# Shenandoah Crossing or Williamsburg - May 24th - May 28th



## kardinal (Apr 16, 2018)

Looking for availability at either place.  Must sleep at least 4, would prefer 6 so my in-laws can stay as well.  This is over MEMORIAL DAY Weekend.  Please let me know what you have available.  Thanks


----------



## cindy27 (Apr 16, 2018)

kardinal said:


> Looking for availability at either place.  Must sleep at least 4, would prefer 6 so my in-laws can stay as well.  This is over MEMORIAL DAY Weekend.  Please let me know what you have available.  Thanks


Would you be interested in 7 nite stay?


----------



## cindy27 (Apr 17, 2018)

kardinal said:


> Looking for availability at either place.  Must sleep at least 4, would prefer 6 so my in-laws can stay as well.  This is over MEMORIAL DAY Weekend.  Please let me know what you have available.  Thanks


Could do the 25th check in


----------



## kardinal (Apr 17, 2018)

Where and what type of unit?  Price?


----------



## kardinal (Apr 17, 2018)

cindy27 said:


> Would you be interested in 7 nite stay?

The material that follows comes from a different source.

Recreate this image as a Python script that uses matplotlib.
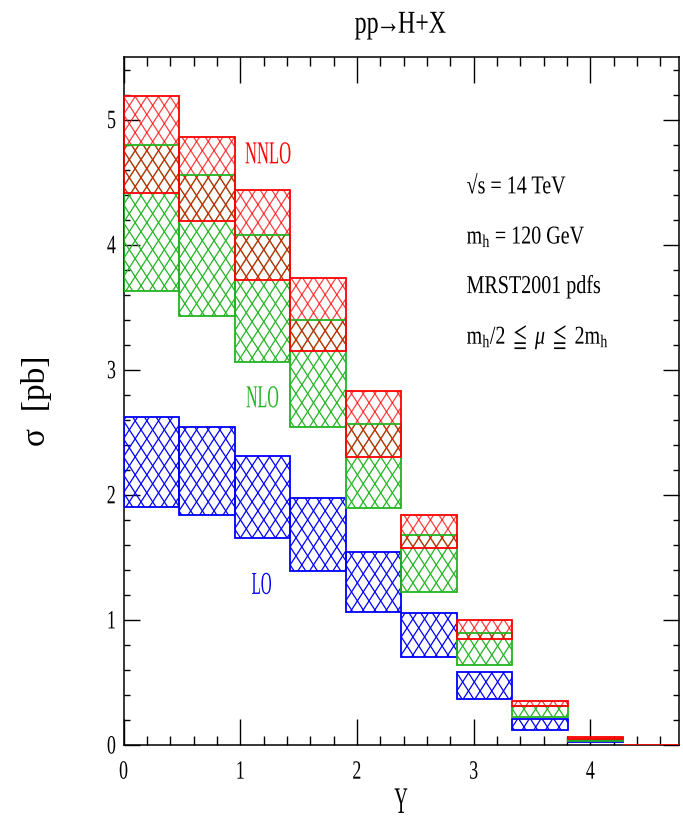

I can't do a 7 night stay. Kids are still in school.


----------



## voyager1 (Apr 17, 2018)

I sent you a p.m.


----------



## Normita (Apr 21, 2018)

I sent you a PM also.


----------



## voyager1 (Apr 21, 2018)

Normita said:


> I sent you a PM also.



I responded by PM with answers to your questions, but I have not heard back from you.


----------



## kardinal (Apr 21, 2018)

Normita said:


> I sent you a PM also.


Responded in PM


----------



## kardinal (Apr 21, 2018)

voyager1 said:


> I responded by PM with answers to your questions, but I have not heard back from you.



Responded in PM


----------



## voyager1 (Apr 22, 2018)

kardinal said:


> Responded in PM


I sent a PM.


----------